I thought the company had the process I was looking for.

However, I quickly learned that no start up has great process. Most start ups are figuring things out. Apollo had a fairly bad process when I joined. In fact, in my early days of Apollo, my experience was more or less similar to that at Pillow. I was a task executioner, and Tim (our CEO) was the task creator.

However, things got tremendously better over time because we have leaders who are open to feedback and improvement. Having a good process is not as important as working with people who listen and who are receptive to positive changes.

Now, Apollo has a product development loop.

https://hackernoon.com/killing-the-product-development-assembly-line-2176bde2a4d9

In this ecosystem, engineering, product, and design all work together to shape the end state of new features and workflows.

I wouldn’t say Apollo’s process is perfect. It’s been a continuous work in progress. However, that’s okay, because process is a means to an end, not the end itself. What matters is working with people who care about working together to drive positive outcome.

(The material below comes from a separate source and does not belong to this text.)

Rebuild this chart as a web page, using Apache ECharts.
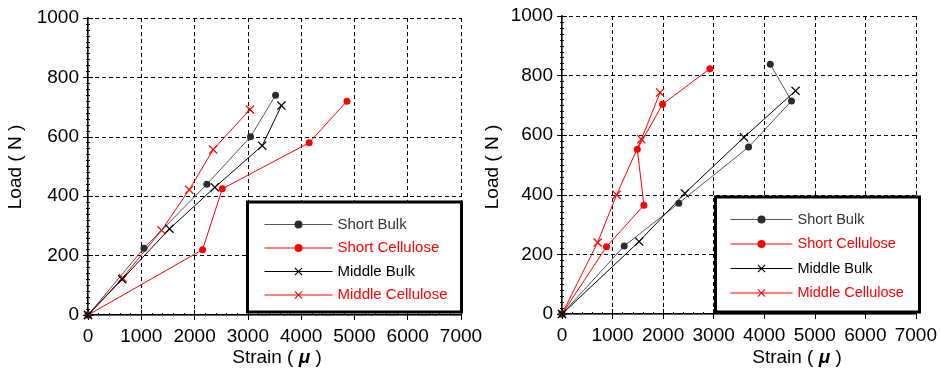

It makes a world of difference to work with people who are receptive to feedback and improvements.

So what’s next in my career journey?

I’ve grown a lot as an IC over the last couple years by taking on and architecting complex systems. But for the majority of the projects I worked on, I did so solo. Thus, what’s missing from my professional experience now is being a tech lead. I’m looking forward to opportunities of taking on big challenges and leading a team of engineers to tackle them together.

Learning and growth happen at a macroscopic scale. It’s hard to measure them in day-to-day life. The same can be said about getting in shape or acquiring a new skill. You won’t see a big difference in one day, one week, or even one month. You have to keep doing it over a very long period of time.

I look forward to the experiences I shall gain and the contributions I shall make as a senior software engineer at Apollo.io.